* [GIVEN REQUEST] The records that follow are to be transcribed in full, without their images.

* [DATA EXCERPTS]
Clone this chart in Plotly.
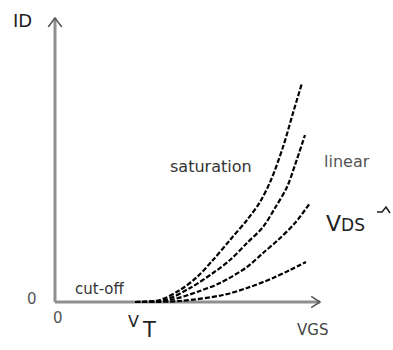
import plotly.graph_objects as go

# Curve data (VGS in arbitrary units, VT = 2; ID arbitrary units)
vgs_1 = [2.0, 2.625, 3.125, 3.55, 3.95, 4.375, 4.8, 5.125, 5.4, 5.7, 5.95, 6.175]
id_1 = [0, 0.1, 0.6, 1.25, 2.1, 3.1, 4.1, 5.0, 6.1, 7.75, 9.45, 10.95]

vgs_2 = [2.0, 2.75, 3.375, 3.95, 4.375, 4.8, 5.2, 5.5, 5.8, 6.0, 6.25]
id_2 = [0, 0.1, 0.7, 1.45, 2.1, 2.95, 3.75, 4.7, 5.75, 6.85, 8.35]

vgs_3 = [2.0, 2.875, 3.55, 4.125, 4.8, 5.2, 5.575, 6.0, 6.375]
id_3 = [0, 0.1, 0.5, 0.95, 1.75, 2.45, 3.1, 3.95, 4.95]

vgs_4 = [2.0, 3.125, 4.2, 4.8, 5.45, 5.875, 6.275]
id_4 = [0, 0.05, 0.35, 0.7, 1.2, 1.6, 2.0]

curves = [(vgs_1, id_1), (vgs_2, id_2), (vgs_3, id_3), (vgs_4, id_4)]

X_END = 6.625
Y_END = 14.2

fig = go.Figure()

# page-pixel -> data mapping
def px(xp): return (xp - 55) / 40
def py(yp): return (302 - yp) / 20

axis_col = "#8f8f8f"
fig.add_trace(go.Scatter(x=[0, 0], y=[0, Y_END], mode="lines",
                         line=dict(color=axis_col, width=3), hoverinfo="skip"))
fig.add_trace(go.Scatter(x=[0, X_END], y=[0, 0], mode="lines",
                         line=dict(color=axis_col, width=3), hoverinfo="skip"))
fig.add_trace(go.Scatter(x=[-0.17, 0, 0.17], y=[Y_END - 0.45, Y_END, Y_END - 0.45], mode="lines",
                         line=dict(color="#555", width=1.5), hoverinfo="skip"))
fig.add_trace(go.Scatter(x=[X_END - 0.22, X_END, X_END - 0.22], y=[0.28, 0, -0.28], mode="lines",
                         line=dict(color="#555", width=1.5), hoverinfo="skip"))
# small "increasing" caret next to VDS
fig.add_trace(go.Scatter(x=[px(377), px(382), px(386), px(390)],
                         y=[py(212), py(212), py(207), py(213)], mode="lines",
                         line=dict(color="#222", width=1.6), hoverinfo="skip"))

for vx, iy in curves:
    fig.add_trace(go.Scatter(x=vx, y=iy, mode="lines",
                             line=dict(color="black", width=2.2, dash="5px,2px", shape="spline", smoothing=0.9),
                             hoverinfo="skip"))

FAM = "DejaVu Sans, Verdana, sans-serif"
def txt(x, y, s, size=12, color="#333"):
    fig.add_annotation(x=x, y=y, text=s, showarrow=False, xref="x", yref="y",
                       font=dict(family=FAM, size=size, color=color))

txt(px(22), py(20), "ID", 18, "#222")
txt(px(32), py(299), "0", 15, "#555")
txt(px(58), py(318), "0", 15, "#555")
txt(px(100), py(289), "cut-off", 15, "#333")
txt(px(133), py(321), "V", 16, "#222")
txt(px(149), py(330), "T", 21, "#222")
txt(px(312), py(330), "VGS", 15, "#444")
txt(px(211), py(166), "saturation", 16, "#333")
txt(px(347), py(161), "linear", 16, "#555")
txt(px(345), py(223), "V<span style='font-size:17px'>DS</span>", 22, "#222")

W, H, OFF = 393, 350, 0
fig.update_layout(
    width=W, height=H,
    margin=dict(l=0, r=0, t=0, b=0),
    paper_bgcolor="white", plot_bgcolor="white",
    showlegend=False,
    xaxis=dict(range=[px(OFF), px(OFF + W)], visible=False, fixedrange=True),
    yaxis=dict(range=[py(OFF + H), py(OFF)], visible=False, fixedrange=True),
)

fig.write_html("out.html",
               config={"displayModeBar": False, "staticPlot": True},
               post_script="document.body.style.margin='0';document.body.style.overflow='hidden';")
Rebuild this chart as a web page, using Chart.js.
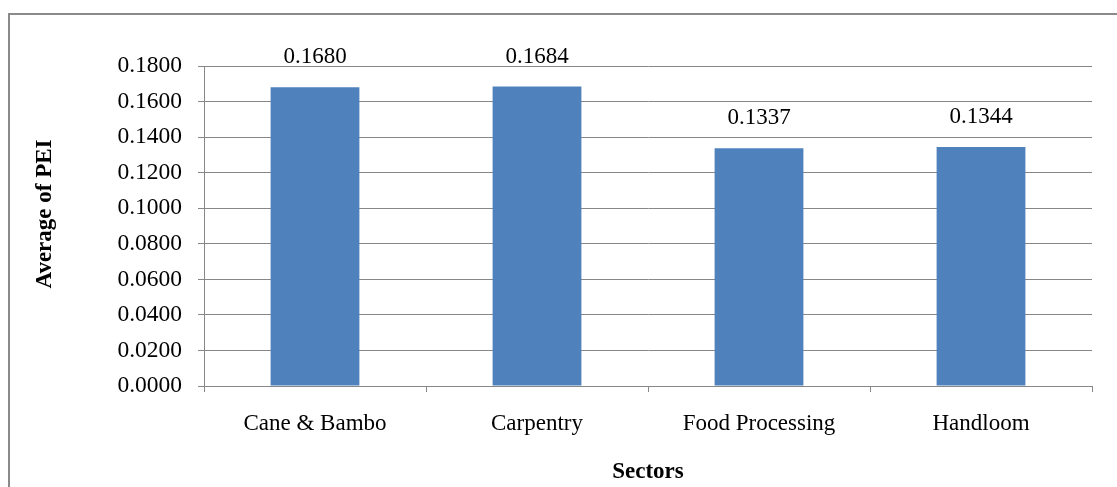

* [PROBLEM SOLUTION]
Clone this chart in Plotly.
import plotly.graph_objects as go

# Curve data (VGS in arbitrary units, VT = 2; ID arbitrary units)
vgs_1 = [2.0, 2.625, 3.125, 3.55, 3.95, 4.375, 4.8, 5.125, 5.4, 5.7, 5.95, 6.175]
id_1 = [0, 0.1, 0.6, 1.25, 2.1, 3.1, 4.1, 5.0, 6.1, 7.75, 9.45, 10.95]

vgs_2 = [2.0, 2.75, 3.375, 3.95, 4.375, 4.8, 5.2, 5.5, 5.8, 6.0, 6.25]
id_2 = [0, 0.1, 0.7, 1.45, 2.1, 2.95, 3.75, 4.7, 5.75, 6.85, 8.35]

vgs_3 = [2.0, 2.875, 3.55, 4.125, 4.8, 5.2, 5.575, 6.0, 6.375]
id_3 = [0, 0.1, 0.5, 0.95, 1.75, 2.45, 3.1, 3.95, 4.95]

vgs_4 = [2.0, 3.125, 4.2, 4.8, 5.45, 5.875, 6.275]
id_4 = [0, 0.05, 0.35, 0.7, 1.2, 1.6, 2.0]

curves = [(vgs_1, id_1), (vgs_2, id_2), (vgs_3, id_3), (vgs_4, id_4)]

X_END = 6.625
Y_END = 14.2

fig = go.Figure()

# page-pixel -> data mapping
def px(xp): return (xp - 55) / 40
def py(yp): return (302 - yp) / 20

axis_col = "#8f8f8f"
fig.add_trace(go.Scatter(x=[0, 0], y=[0, Y_END], mode="lines",
                         line=dict(color=axis_col, width=3), hoverinfo="skip"))
fig.add_trace(go.Scatter(x=[0, X_END], y=[0, 0], mode="lines",
                         line=dict(color=axis_col, width=3), hoverinfo="skip"))
fig.add_trace(go.Scatter(x=[-0.17, 0, 0.17], y=[Y_END - 0.45, Y_END, Y_END - 0.45], mode="lines",
                         line=dict(color="#555", width=1.5), hoverinfo="skip"))
fig.add_trace(go.Scatter(x=[X_END - 0.22, X_END, X_END - 0.22], y=[0.28, 0, -0.28], mode="lines",
                         line=dict(color="#555", width=1.5), hoverinfo="skip"))
# small "increasing" caret next to VDS
fig.add_trace(go.Scatter(x=[px(377), px(382), px(386), px(390)],
                         y=[py(212), py(212), py(207), py(213)], mode="lines",
                         line=dict(color="#222", width=1.6), hoverinfo="skip"))

for vx, iy in curves:
    fig.add_trace(go.Scatter(x=vx, y=iy, mode="lines",
                             line=dict(color="black", width=2.2, dash="5px,2px", shape="spline", smoothing=0.9),
                             hoverinfo="skip"))

FAM = "DejaVu Sans, Verdana, sans-serif"
def txt(x, y, s, size=12, color="#333"):
    fig.add_annotation(x=x, y=y, text=s, showarrow=False, xref="x", yref="y",
                       font=dict(family=FAM, size=size, color=color))

txt(px(22), py(20), "ID", 18, "#222")
txt(px(32), py(299), "0", 15, "#555")
txt(px(58), py(318), "0", 15, "#555")
txt(px(100), py(289), "cut-off", 15, "#333")
txt(px(133), py(321), "V", 16, "#222")
txt(px(149), py(330), "T", 21, "#222")
txt(px(312), py(330), "VGS", 15, "#444")
txt(px(211), py(166), "saturation", 16, "#333")
txt(px(347), py(161), "linear", 16, "#555")
txt(px(345), py(223), "V<span style='font-size:17px'>DS</span>", 22, "#222")

W, H, OFF = 393, 350, 0
fig.update_layout(
    width=W, height=H,
    margin=dict(l=0, r=0, t=0, b=0),
    paper_bgcolor="white", plot_bgcolor="white",
    showlegend=False,
    xaxis=dict(range=[px(OFF), px(OFF + W)], visible=False, fixedrange=True),
    yaxis=dict(range=[py(OFF + H), py(OFF)], visible=False, fixedrange=True),
)

fig.write_html("out.html",
               config={"displayModeBar": False, "staticPlot": True},
               post_script="document.body.style.margin='0';document.body.style.overflow='hidden';")
Rebuild this chart as a web page, using Chart.js.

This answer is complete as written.